Comparisons, then, are completely fruitless, for if experience is different, then the outcomes must be different. Of course you will have a different amount of fans, a distinctive book cover that doesn’t look like theirs, a different plotline. It’s impossible to have the same, because you’re not the same person. That would just be creepy, and similar to bad utopian societies I’ve read about.

2. Readers vary and need difference in work. Getting to know a new author is a pleasure. You might be that new author. E
nvy might make you write like someone else because you want to be like them. Be a distinct voice. 

Also, envying another writer’s success shows in your writing as a lack of confidence. Jealousy makes it easy to let negativity flow from your tongue or from your fingers and onto the page. 

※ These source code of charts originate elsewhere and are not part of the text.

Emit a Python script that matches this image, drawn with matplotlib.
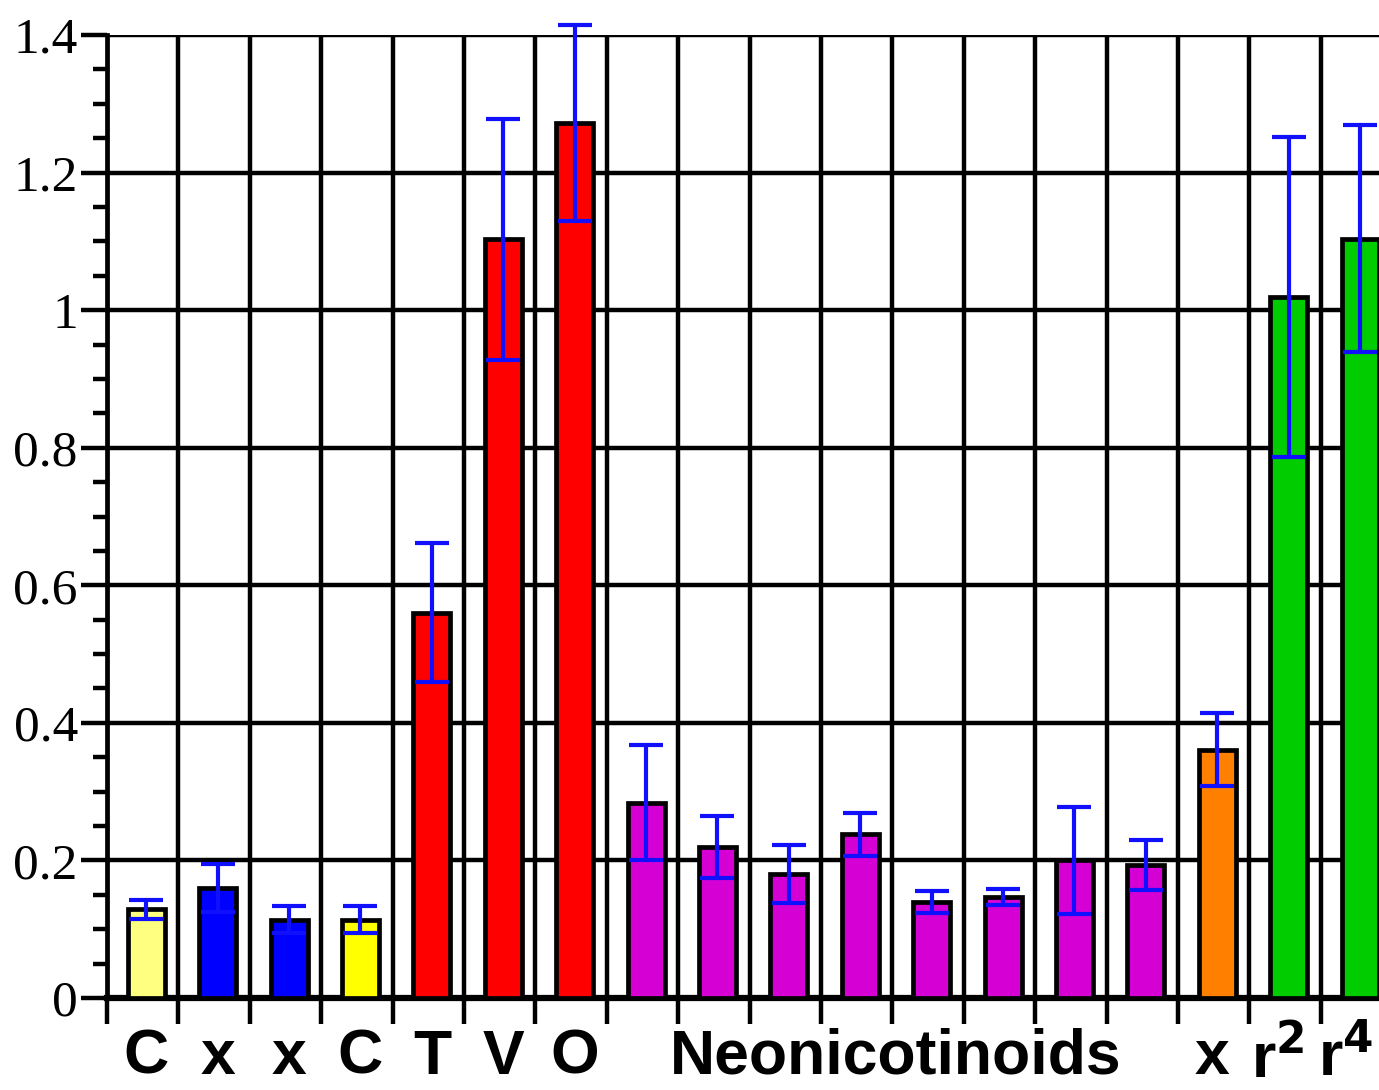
import numpy as np
import matplotlib.pyplot as plt

# bar data
values = [0.129, 0.160, 0.114, 0.114, 0.560, 1.103, 1.272,
          0.284, 0.219, 0.180, 0.238, 0.140, 0.147, 0.200, 0.193,
          0.361, 1.019, 1.104]
errors = [0.014, 0.035, 0.020, 0.020, 0.101, 0.175, 0.142,
          0.084, 0.045, 0.042, 0.031, 0.016, 0.012, 0.078, 0.036,
          0.053, 0.233, 0.165]
colors = ["#ffff80", "#0000ff", "#0000ff", "#ffff00", "#ff0000", "#ff0000", "#ff0000",
          "#d400d4", "#d400d4", "#d400d4", "#d400d4", "#d400d4", "#d400d4", "#d400d4", "#d400d4",
          "#ff8000", "#00cc00", "#00cc00"]
single_labels = {0: "C", 1: "x", 2: "x", 3: "C", 4: "T", 5: "V", 6: "O",
                 15: "x", 16: "r$^\\mathbf{2}$", 17: "r$^\\mathbf{4}$"}
group_label = "Neonicotinoids"
group_span = (7, 14)

fig = plt.figure(figsize=(13.79, 10.90), dpi=100)
ax = fig.add_axes([107 / 1379, 92 / 1090, 18 * 71.4 / 1379, 963 / 1090])

x = np.arange(len(values)) + 0.55
ax.bar(x, values, width=0.52, color=colors, edgecolor="black", linewidth=3.4, zorder=3)
ax.errorbar(x, values, yerr=errors, fmt="none", ecolor="#1010ff", elinewidth=3,
            capsize=12.5, capthick=3, zorder=4, clip_on=False)

ax.set_xlim(0, 18)
ax.set_ylim(0, 1.4)

# grid
ax.set_xticks(np.arange(0, 19))
ax.set_xticklabels([])
ax.set_yticks(np.arange(0, 1.41, 0.2))
ax.set_yticklabels(["0", "0.2", "0.4", "0.6", "0.8", "1", "1.2", "1.4"])
ax.set_yticks(np.arange(0, 1.41, 0.05), minor=True)
ax.grid(True, which="major", color="black", linewidth=3.2, zorder=1)
ax.set_axisbelow(True)

ax.tick_params(axis="x", which="major", direction="out", length=19, width=3.2, color="black")
ax.tick_params(axis="y", which="major", direction="out", length=19, width=3.2, pad=2,
               labelsize=37)
ax.tick_params(axis="y", which="minor", direction="out", length=10, width=3.2)
for lab in ax.get_yticklabels():
    lab.set_fontfamily("Liberation Serif")

for side in ["top", "right"]:
    ax.spines[side].set_visible(False)
ax.spines["left"].set_linewidth(3.4)
ax.spines["bottom"].set_linewidth(4.5)

# category labels
tr = ax.get_xaxis_transform()
shift = {16: -0.15, 17: -0.2, 15: -0.08}
for i, s in single_labels.items():
    ax.text(x[i] + shift.get(i, 0), -0.031, s, transform=tr, ha="center", va="top",
            fontsize=45, fontweight="bold", fontfamily="Liberation Sans")
mid = (x[group_span[0]] + x[group_span[1]]) / 2
ax.text(mid, -0.031, group_label, transform=tr, ha="center", va="top",
        fontsize=45, fontweight="bold", fontfamily="Liberation Sans")

fig.savefig("out.png", dpi=100)
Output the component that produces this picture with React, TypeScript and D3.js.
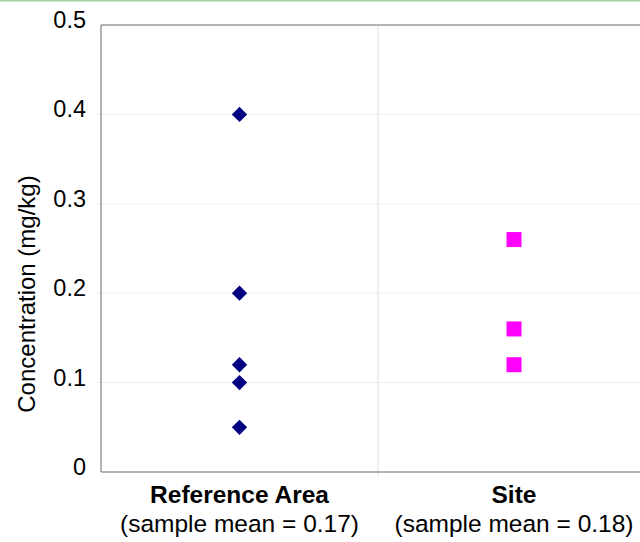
import React from "react";
import * as d3 from "d3";

const categories = ["Reference Area", "Site"];
const subLabels = ["(sample mean = 0.17)", "(sample mean = 0.18)"];
const referenceValues = [0.4, 0.2, 0.12, 0.1, 0.05];
const siteValues = [0.26, 0.16, 0.12];
const yTicks = [0, 0.1, 0.2, 0.3, 0.4, 0.5];
const yTickLabels = ["0", "0.1", "0.2", "0.3", "0.4", "0.5"];

const W = 640;
const H = 542;
const left = 101;
const right = 655;
const top = 25;
const bottom = 472;
const font = "'Liberation Sans', Arial, sans-serif";

export default function App() {
  const x = d3.scaleBand<string>().domain(categories).range([left, right]);
  const y = d3.scaleLinear().domain([0, 0.5]).range([bottom, top]);
  const diamond = d3.symbol().type(d3.symbolDiamond2).size(150)();
  const center = (c: string, i: number) => x(c)! + x.bandwidth() / 2 - (i === 1 ? 2.5 : 0);
  const sq = 15;
  return (
    <svg width={W} height={H} style={{ position: "absolute", left: 0, top: 0, background: "#fff" }}>
      <rect x={0} y={0} width={W} height={H} fill="#fff" />
      <line x1={0} x2={W} y1={0.5} y2={0.5} stroke="#9fd89f" strokeWidth={2} />
      {yTicks.slice(1, 5).map((t) => (
        <line key={"g" + t} x1={left - 4} x2={W} y1={y(t)} y2={y(t)} stroke="#eeeeee" strokeWidth={1} />
      ))}
      <line x1={x(categories[1])!} x2={x(categories[1])!} y1={top} y2={bottom + 4} stroke="#dddddd" strokeWidth={1} />
      <line x1={left} x2={W} y1={top} y2={top} stroke="#999" strokeWidth={1.5} />
      <line x1={left} x2={left} y1={top} y2={bottom} stroke="#999" strokeWidth={1.5} />
      <line x1={left} x2={W} y1={bottom} y2={bottom} stroke="#999" strokeWidth={1.5} />
      {yTicks.map((t, i) => (
        <text key={"t" + t} x={86} y={y(t) + 3} textAnchor="end"
          fontFamily={font} fontSize={23.5} fill="#000">
          {yTickLabels[i]}
        </text>
      ))}
      <text transform={`translate(35,294) rotate(-90)`} textAnchor="middle"
        fontFamily={font} fontSize={24} fill="#000">
        Concentration (mg/kg)
      </text>
      {categories.map((c, i) => (
        <g key={c}>
          <text x={center(c, i)} y={503} textAnchor="middle" fontFamily={font}
            fontSize={24.5} fontWeight="bold" fill="#000">{c}</text>
          <text x={center(c, i)} y={532} textAnchor="middle" fontFamily={font}
            fontSize={24.5} fill="#000">{subLabels[i]}</text>
        </g>
      ))}
      {referenceValues.map((v, i) => (
        <path key={"r" + i} d={diamond!} transform={`translate(${center(categories[0], 0)},${y(v)})`} fill="#000080" />
      ))}
      {siteValues.map((v, i) => (
        <rect key={"s" + i} x={center(categories[1], 1) - sq / 2} y={y(v) - sq / 2} width={sq} height={sq} fill="#ff00ff" />
      ))}
    </svg>
  );
}
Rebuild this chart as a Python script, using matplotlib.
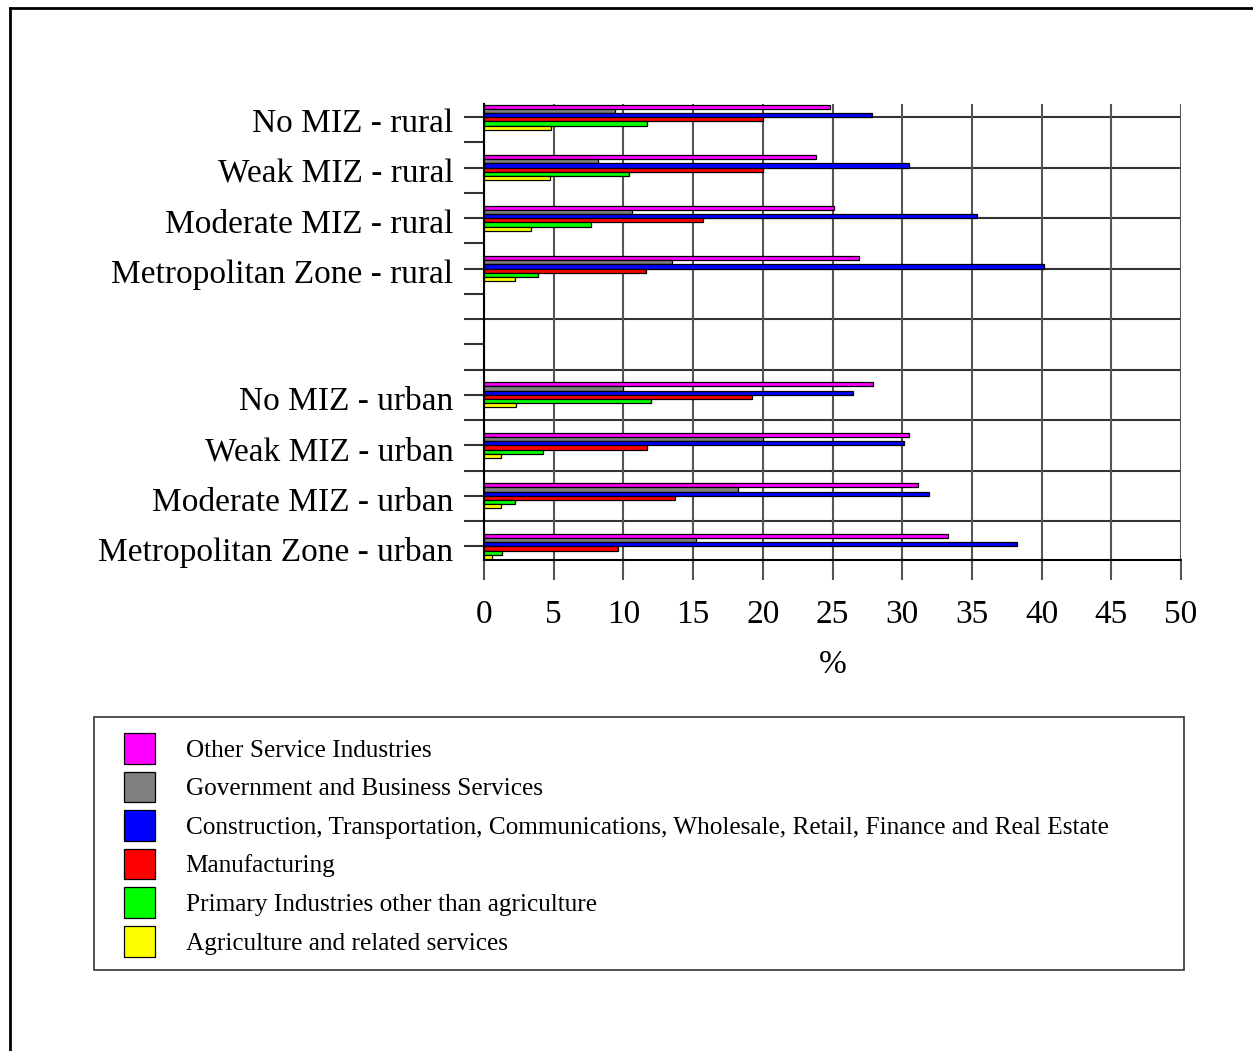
import numpy as np
import matplotlib
matplotlib.use("Agg")
import matplotlib.pyplot as plt
import matplotlib.transforms as mtransforms
from matplotlib.patches import Rectangle
from matplotlib.lines import Line2D

plt.rcParams['font.family'] = ['Liberation Serif', 'DejaVu Serif']

# categories, top to bottom
categories = ["No MIZ - rural", "Weak MIZ - rural", "Moderate MIZ - rural",
              "Metropolitan Zone - rural",
              "No MIZ - urban", "Weak MIZ - urban", "Moderate MIZ - urban",
              "Metropolitan Zone - urban"]
slots = [0, 1, 2, 3, 5, 6, 7, 8]          # slot 4 is left empty
is_urban = [0, 0, 0, 0, 1, 1, 1, 1]

industries = ["Other Service Industries",
              "Government and Business Services",
              "Construction, Transportation, Communications, Wholesale, Retail, Finance and Real Estate",
              "Manufacturing",
              "Primary Industries other than agriculture",
              "Agriculture and related services"]
colors = ["#FF00FF", "#808080", "#0000FF", "#FF0000", "#00FF00", "#FFFF00"]

# % of employment, one list per industry, same order as categories
other_services = [24.8, 23.8, 25.1, 26.9, 27.9, 30.5, 31.1, 33.3]
gov_business   = [9.4, 8.2, 10.6, 13.5, 10.0, 20.0, 18.2, 15.2]
construction   = [27.8, 30.5, 35.4, 40.2, 26.5, 30.1, 31.9, 38.2]
manufacturing  = [20.0, 20.0, 15.7, 11.6, 19.2, 11.7, 13.7, 9.6]
primary        = [11.7, 10.4, 7.7, 3.9, 12.0, 4.2, 2.2, 1.3]
agriculture    = [4.8, 4.7, 3.4, 2.2, 2.3, 1.2, 1.2, 0.6]
series = [other_services, gov_business, construction, manufacturing, primary, agriculture]

W, H = 1253, 1051
fig = plt.figure(figsize=(W / 100, H / 100), dpi=100)
ax = fig.add_axes([484 / W, 1 - 560 / H, (1181 - 484) / W, (560 - 104) / H])

centers = np.array([2 * s + u for s, u in zip(slots, is_urban)], dtype=float)
bh = 1 / 6
bars = []
for j, (vals, col) in enumerate(zip(series, colors)):
    b = ax.barh(centers + (j - 2.5) * bh, vals, height=bh, color=col,
                edgecolor="black", linewidth=0.9, zorder=3)
    bars.append(b)

ax.set_xlim(0, 50)
ax.set_ylim(17.54, -0.52)
ax.set_xticks(np.arange(0, 51, 5))
ax.tick_params(axis="x", direction="out", length=14.4, width=1.5, color="#555555",
               labelsize=24, pad=14)
ax.grid(axis="x", color="#555555", linewidth=1.5, zorder=1)

ax.set_yticks(centers)
ax.set_yticklabels(categories)
ax.tick_params(axis="y", which="major", length=0, labelsize=24, pad=22)
shift = mtransforms.ScaledTranslation(0, -3 / 100, fig.dpi_scale_trans)
for lab in ax.get_yticklabels():
    lab.set_transform(lab.get_transform() + shift)
ax.set_yticks(np.arange(0, 18), minor=True)
ax.yaxis.remove_overlapping_locs = False
ax.tick_params(axis="y", which="minor", direction="out", length=14.4, width=1.5,
               color="#333333")
for yy in range(0, 17, 2):
    ax.axhline(yy, color="#333333", linewidth=1.5, zorder=1)

ax.spines["top"].set_visible(False)
ax.spines["right"].set_visible(False)
ax.spines["left"].set_linewidth(1.5)
ax.spines["bottom"].set_linewidth(1.5)
ax.set_xlabel("%", fontsize=24, labelpad=14)

# legend box
fig.add_artist(Rectangle((94 / W, 1 - 970 / H), 1090 / W, 253 / H, fill=False,
                         edgecolor="#333333", linewidth=1.2, transform=fig.transFigure))
fig.legend(bars, industries, loc="upper left", bbox_to_anchor=(124 / W, 1 - 733 / H),
           frameon=False, fontsize=18.2, handlelength=1.24, handleheight=1.48,
           labelspacing=0.32, handletextpad=1.2, borderpad=0, borderaxespad=0)

# outer frame
fig.add_artist(Line2D([10 / W, 10 / W], [0, 1 - 8 / H], color="black", linewidth=2,
                      transform=fig.transFigure))
fig.add_artist(Line2D([10 / W, 1], [1 - 8 / H, 1 - 8 / H], color="black", linewidth=2,
                      transform=fig.transFigure))

fig.savefig("out.png", dpi=100)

3. No author I know considers themselves a success. Not even the Pulitzer Prize winner. However, other writers envy your level of success. This Ping-Pong tournament could last forever. Let it stop with you. Be an example to other writers and avoid envy.


If you chose to glance at another author to envy their work and their following, you’re missing out on the focus that builds your own portfolio. So, stop it. But that’s far easier said than done. Focus on these three tips to break the envy cycle.

1. Be friends with other writers, not their colleagues. Ignore their work when you can. With my friends, we all have our own careers, and while I respect their work, we’re not competing. We’re talking, enjoying each other’s company.

2. Be so focused on bettering yourself, you won’t have time for envy. I believe this thought comes from the Bible. Be so focused on your search for God's character, you've no time for jealousy. 

One philosopher I've read sequestered himself from others in his field because they influenced him, and he needed to break from their subjective mindsets. He worked in a stone tower and only emerged when he'd finished his book.  He'd learned from other careers, but didn't envy them. He focused on his own work. Build that stone tower in your mind. 

3. Action! Pay attention to what's working for someone that sparks your jealousy, and make that thing yours. If they're doing great things on twitter, but you love Facebook, do great things on Facebook. Make it yours! 
Ask how they're getting good book contracts instead of wishing you had one. Then shake your head on how they did it, and do it your way. Take action!

This is about your story, your experience, your value—which is considerable. Don’t squander it by envying others. The following references lead to a few of the many Bible verses about envy that help put jealousy’s consequences into perspective. Take great pains to focus on you, your own journey with God, your own skills and value. Your fans will thank you for your efforts!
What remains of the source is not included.